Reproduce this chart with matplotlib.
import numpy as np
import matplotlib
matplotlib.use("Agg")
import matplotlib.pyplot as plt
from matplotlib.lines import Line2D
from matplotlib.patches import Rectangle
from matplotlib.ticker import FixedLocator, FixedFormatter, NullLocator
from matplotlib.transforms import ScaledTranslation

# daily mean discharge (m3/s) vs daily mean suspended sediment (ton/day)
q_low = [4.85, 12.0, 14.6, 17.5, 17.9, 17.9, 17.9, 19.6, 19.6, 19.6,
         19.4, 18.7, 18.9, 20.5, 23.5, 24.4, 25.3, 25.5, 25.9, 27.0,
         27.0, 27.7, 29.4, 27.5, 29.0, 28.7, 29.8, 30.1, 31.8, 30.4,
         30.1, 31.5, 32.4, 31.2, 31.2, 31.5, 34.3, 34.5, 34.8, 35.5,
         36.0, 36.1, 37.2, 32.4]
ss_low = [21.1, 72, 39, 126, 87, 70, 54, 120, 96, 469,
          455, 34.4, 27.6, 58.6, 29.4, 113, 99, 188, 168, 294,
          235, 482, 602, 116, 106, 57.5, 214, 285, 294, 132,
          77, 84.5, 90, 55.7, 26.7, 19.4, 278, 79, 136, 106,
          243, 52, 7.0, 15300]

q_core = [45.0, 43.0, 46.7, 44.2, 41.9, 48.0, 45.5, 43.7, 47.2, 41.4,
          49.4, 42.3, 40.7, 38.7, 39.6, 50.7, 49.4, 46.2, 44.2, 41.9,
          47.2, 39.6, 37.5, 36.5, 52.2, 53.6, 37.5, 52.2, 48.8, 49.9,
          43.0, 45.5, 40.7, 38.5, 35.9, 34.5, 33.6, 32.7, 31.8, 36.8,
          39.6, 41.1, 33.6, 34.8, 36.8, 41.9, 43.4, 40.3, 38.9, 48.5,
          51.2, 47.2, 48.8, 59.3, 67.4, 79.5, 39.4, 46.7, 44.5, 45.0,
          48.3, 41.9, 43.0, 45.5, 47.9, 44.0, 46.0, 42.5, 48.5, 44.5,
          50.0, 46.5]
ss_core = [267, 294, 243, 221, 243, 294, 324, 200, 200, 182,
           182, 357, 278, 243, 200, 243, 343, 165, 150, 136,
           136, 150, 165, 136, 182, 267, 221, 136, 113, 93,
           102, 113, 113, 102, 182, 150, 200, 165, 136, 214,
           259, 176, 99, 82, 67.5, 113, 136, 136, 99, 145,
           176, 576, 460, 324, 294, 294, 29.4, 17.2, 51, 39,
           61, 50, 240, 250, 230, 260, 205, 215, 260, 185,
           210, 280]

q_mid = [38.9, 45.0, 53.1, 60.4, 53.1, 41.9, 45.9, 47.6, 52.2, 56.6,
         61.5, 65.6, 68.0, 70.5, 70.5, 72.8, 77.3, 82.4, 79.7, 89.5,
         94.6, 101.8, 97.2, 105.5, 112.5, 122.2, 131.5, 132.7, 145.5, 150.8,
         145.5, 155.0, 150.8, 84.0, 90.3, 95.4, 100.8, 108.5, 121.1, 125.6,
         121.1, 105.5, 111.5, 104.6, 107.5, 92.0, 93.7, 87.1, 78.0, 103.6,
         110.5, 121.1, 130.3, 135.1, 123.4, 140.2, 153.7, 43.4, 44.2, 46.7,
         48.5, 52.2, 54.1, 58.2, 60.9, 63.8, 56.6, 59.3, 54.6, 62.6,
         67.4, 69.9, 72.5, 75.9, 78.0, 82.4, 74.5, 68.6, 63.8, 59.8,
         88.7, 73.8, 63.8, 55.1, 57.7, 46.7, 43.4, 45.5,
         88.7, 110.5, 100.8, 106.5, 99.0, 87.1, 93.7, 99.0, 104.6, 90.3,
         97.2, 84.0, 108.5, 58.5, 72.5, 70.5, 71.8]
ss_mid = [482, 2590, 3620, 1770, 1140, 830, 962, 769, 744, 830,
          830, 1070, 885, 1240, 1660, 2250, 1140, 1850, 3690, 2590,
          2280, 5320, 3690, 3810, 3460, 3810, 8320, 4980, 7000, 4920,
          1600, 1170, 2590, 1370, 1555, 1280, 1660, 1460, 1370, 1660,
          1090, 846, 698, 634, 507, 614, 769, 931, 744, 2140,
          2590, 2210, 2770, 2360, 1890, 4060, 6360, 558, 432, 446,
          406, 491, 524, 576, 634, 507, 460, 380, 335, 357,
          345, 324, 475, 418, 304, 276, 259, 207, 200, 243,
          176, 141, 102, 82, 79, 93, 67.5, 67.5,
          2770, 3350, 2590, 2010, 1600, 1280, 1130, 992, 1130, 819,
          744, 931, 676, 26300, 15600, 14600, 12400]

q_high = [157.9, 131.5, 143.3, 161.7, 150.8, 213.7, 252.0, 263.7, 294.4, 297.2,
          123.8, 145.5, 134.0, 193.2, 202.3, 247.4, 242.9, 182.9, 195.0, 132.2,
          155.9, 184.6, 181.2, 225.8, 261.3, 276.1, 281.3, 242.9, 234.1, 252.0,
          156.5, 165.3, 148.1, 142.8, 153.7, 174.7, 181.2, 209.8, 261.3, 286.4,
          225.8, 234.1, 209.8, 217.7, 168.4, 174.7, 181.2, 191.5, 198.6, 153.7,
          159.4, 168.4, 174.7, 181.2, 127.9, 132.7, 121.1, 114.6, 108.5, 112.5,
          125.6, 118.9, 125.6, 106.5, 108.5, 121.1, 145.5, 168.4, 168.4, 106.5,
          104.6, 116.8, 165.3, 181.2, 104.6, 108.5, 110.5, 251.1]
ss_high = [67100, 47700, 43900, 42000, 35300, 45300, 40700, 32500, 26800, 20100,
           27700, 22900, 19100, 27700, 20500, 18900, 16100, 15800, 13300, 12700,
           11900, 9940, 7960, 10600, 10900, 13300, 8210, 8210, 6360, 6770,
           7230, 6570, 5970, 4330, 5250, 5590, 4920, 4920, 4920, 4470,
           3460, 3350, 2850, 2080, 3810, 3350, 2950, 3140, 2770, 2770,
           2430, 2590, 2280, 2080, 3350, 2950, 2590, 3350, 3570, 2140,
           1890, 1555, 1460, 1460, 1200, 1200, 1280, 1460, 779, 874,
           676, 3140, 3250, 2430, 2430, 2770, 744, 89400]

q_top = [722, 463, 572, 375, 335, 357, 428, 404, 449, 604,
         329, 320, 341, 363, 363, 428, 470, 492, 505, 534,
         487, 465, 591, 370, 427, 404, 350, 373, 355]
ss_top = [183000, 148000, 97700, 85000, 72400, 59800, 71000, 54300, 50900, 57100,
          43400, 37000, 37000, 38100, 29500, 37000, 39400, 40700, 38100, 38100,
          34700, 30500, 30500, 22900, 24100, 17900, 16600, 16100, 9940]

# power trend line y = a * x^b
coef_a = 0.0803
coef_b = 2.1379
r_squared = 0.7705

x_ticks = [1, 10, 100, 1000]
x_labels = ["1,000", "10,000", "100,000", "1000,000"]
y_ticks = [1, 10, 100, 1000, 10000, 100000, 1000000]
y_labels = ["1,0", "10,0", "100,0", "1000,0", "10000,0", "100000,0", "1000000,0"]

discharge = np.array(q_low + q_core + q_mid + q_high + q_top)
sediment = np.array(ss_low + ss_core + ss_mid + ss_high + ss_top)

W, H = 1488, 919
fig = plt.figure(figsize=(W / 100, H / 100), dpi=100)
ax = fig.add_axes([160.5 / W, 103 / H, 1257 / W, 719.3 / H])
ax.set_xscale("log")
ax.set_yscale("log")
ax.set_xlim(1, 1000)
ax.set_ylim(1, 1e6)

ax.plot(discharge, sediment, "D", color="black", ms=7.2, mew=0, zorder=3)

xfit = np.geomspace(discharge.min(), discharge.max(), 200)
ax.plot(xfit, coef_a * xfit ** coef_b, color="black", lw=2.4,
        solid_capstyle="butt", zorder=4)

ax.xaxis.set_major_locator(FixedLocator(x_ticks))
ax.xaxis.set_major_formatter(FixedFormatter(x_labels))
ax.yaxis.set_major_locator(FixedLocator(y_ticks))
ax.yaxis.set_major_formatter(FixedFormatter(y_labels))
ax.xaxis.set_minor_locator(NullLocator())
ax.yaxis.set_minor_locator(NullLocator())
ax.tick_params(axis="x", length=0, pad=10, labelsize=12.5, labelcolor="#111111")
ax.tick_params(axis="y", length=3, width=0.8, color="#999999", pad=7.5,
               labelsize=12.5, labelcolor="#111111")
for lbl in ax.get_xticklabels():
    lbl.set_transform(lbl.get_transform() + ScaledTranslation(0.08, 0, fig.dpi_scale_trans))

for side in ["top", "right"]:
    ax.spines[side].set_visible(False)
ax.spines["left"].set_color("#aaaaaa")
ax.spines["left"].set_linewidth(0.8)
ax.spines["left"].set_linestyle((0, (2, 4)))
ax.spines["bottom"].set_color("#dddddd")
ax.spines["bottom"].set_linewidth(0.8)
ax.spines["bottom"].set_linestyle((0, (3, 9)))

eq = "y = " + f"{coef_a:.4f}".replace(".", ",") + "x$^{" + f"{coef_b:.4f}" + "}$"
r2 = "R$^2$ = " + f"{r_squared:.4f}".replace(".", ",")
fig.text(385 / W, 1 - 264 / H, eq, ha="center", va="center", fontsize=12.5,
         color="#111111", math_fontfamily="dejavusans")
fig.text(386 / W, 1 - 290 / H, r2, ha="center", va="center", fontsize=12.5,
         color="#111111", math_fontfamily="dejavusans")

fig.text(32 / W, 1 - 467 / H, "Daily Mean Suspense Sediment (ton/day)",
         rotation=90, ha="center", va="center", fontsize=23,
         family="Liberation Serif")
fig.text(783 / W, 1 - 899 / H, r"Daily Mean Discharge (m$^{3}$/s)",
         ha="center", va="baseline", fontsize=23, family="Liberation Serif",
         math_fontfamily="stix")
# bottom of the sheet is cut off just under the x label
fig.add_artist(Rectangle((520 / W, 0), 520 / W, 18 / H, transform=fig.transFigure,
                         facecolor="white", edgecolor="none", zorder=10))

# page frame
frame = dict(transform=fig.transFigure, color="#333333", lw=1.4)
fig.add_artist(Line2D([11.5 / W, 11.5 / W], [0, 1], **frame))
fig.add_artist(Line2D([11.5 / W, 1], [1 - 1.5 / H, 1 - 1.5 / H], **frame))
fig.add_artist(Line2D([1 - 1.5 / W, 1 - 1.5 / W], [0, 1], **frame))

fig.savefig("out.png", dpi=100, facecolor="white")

==*==

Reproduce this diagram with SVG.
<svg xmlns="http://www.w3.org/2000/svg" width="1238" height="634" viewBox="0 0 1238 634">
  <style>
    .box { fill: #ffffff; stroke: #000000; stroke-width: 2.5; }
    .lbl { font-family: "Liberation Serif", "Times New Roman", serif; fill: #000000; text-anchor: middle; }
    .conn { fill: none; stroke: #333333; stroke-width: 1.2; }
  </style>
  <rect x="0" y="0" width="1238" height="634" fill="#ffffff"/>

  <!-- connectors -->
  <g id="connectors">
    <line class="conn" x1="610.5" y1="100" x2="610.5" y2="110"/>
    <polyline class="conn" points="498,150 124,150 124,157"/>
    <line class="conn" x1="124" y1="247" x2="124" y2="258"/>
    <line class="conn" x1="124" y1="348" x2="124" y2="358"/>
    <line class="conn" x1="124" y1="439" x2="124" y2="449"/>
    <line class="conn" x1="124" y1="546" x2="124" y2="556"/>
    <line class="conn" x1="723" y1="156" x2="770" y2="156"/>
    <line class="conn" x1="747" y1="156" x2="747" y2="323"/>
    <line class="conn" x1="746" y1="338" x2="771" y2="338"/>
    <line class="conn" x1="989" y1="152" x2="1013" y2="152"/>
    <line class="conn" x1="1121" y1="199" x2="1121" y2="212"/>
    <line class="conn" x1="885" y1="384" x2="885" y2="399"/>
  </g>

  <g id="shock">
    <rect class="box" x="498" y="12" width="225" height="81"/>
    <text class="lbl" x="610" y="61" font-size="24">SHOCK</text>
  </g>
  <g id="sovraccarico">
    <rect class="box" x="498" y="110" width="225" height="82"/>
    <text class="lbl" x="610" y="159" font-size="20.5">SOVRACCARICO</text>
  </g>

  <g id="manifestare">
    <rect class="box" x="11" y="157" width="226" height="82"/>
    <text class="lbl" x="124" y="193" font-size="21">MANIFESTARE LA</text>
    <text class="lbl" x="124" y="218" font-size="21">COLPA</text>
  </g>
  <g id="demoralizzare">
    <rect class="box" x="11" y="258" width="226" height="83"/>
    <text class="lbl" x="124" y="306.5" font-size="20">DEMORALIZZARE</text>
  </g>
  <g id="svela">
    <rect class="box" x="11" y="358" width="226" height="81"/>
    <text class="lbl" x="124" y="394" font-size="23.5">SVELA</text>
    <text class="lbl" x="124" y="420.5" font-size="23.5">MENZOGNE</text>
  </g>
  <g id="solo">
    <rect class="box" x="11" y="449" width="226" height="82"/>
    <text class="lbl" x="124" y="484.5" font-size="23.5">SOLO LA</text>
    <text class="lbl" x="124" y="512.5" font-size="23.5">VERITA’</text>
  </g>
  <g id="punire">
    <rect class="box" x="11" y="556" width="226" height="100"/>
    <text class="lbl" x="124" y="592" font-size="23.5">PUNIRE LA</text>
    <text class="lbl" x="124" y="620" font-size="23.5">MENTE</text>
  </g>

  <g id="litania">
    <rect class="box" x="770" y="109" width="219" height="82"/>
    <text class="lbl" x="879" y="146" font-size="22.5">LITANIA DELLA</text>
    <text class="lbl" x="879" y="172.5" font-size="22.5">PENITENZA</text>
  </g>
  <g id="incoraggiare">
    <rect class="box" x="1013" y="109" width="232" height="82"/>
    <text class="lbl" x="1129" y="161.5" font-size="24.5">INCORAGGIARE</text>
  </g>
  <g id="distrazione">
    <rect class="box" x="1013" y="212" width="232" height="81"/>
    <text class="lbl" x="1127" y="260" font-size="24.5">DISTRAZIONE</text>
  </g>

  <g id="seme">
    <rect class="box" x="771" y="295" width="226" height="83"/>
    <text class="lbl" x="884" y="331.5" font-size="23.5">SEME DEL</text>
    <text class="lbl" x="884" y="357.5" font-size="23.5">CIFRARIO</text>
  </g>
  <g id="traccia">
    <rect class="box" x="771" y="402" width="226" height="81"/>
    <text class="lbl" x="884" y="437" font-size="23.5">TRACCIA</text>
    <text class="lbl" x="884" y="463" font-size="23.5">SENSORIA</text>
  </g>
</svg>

==*==

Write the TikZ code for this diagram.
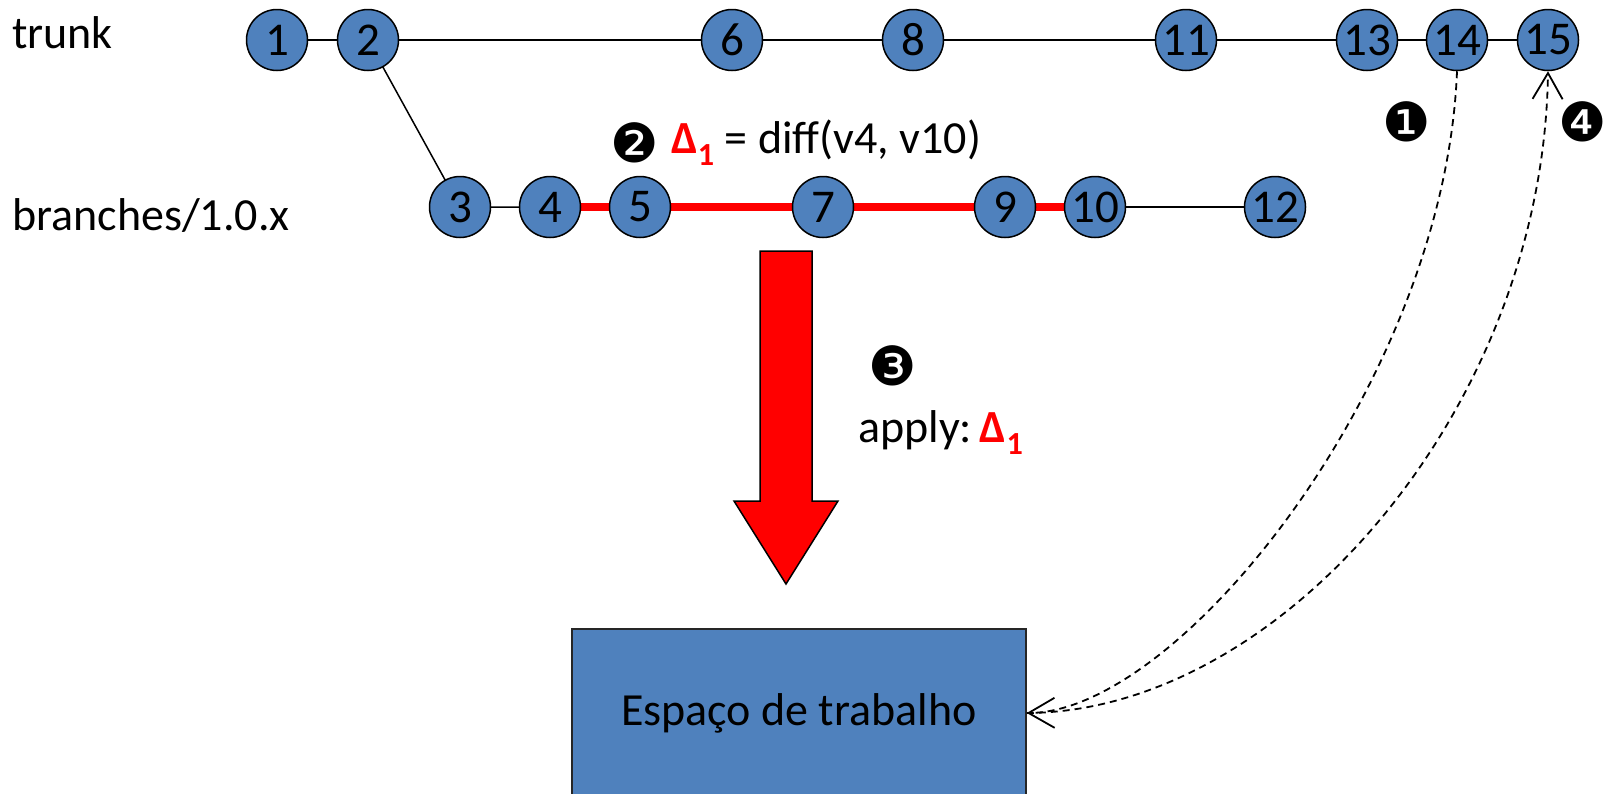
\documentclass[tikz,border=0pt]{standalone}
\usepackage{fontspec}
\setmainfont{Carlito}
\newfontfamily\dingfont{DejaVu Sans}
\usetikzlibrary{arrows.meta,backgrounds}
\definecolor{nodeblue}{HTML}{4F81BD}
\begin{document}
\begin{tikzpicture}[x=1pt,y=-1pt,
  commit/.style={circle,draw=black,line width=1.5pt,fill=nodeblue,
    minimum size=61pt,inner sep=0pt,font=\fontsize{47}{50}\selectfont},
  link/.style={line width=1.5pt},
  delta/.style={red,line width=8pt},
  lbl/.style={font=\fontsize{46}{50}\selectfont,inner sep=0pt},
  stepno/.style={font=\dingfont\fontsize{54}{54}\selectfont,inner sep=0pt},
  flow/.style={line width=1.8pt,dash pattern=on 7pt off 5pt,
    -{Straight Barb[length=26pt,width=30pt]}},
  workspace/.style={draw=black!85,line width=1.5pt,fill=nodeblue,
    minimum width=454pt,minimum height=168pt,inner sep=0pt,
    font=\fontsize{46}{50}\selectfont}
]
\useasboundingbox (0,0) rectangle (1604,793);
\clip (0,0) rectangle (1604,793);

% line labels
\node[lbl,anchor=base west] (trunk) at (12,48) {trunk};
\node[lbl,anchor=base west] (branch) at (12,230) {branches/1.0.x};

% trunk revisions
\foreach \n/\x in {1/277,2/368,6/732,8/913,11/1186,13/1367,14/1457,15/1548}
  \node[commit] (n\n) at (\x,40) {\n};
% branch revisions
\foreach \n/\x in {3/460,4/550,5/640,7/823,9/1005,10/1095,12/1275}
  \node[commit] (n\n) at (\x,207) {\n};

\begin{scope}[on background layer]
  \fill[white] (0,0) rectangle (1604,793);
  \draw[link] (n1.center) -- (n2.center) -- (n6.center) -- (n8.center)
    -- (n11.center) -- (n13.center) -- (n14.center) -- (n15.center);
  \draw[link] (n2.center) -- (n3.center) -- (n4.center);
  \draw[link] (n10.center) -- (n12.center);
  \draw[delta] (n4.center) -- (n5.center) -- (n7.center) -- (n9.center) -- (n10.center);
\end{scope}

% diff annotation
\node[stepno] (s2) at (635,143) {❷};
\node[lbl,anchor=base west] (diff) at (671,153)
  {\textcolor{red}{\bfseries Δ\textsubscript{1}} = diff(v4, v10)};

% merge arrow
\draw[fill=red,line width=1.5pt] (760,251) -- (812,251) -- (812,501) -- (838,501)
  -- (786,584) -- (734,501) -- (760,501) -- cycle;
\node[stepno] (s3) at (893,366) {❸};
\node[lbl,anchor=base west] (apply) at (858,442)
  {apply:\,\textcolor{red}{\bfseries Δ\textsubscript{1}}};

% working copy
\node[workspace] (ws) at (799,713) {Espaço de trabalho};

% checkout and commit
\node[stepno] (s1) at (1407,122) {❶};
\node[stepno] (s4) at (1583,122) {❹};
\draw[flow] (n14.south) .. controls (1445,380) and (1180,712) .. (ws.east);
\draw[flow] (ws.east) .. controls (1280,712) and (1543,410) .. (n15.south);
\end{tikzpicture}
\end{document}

==*==

:: What you should do ::
Pick out the lines that contain "diagram" and copy them.

:: The solution ::
Reproduce this diagram with SVG.
Write the TikZ code for this diagram.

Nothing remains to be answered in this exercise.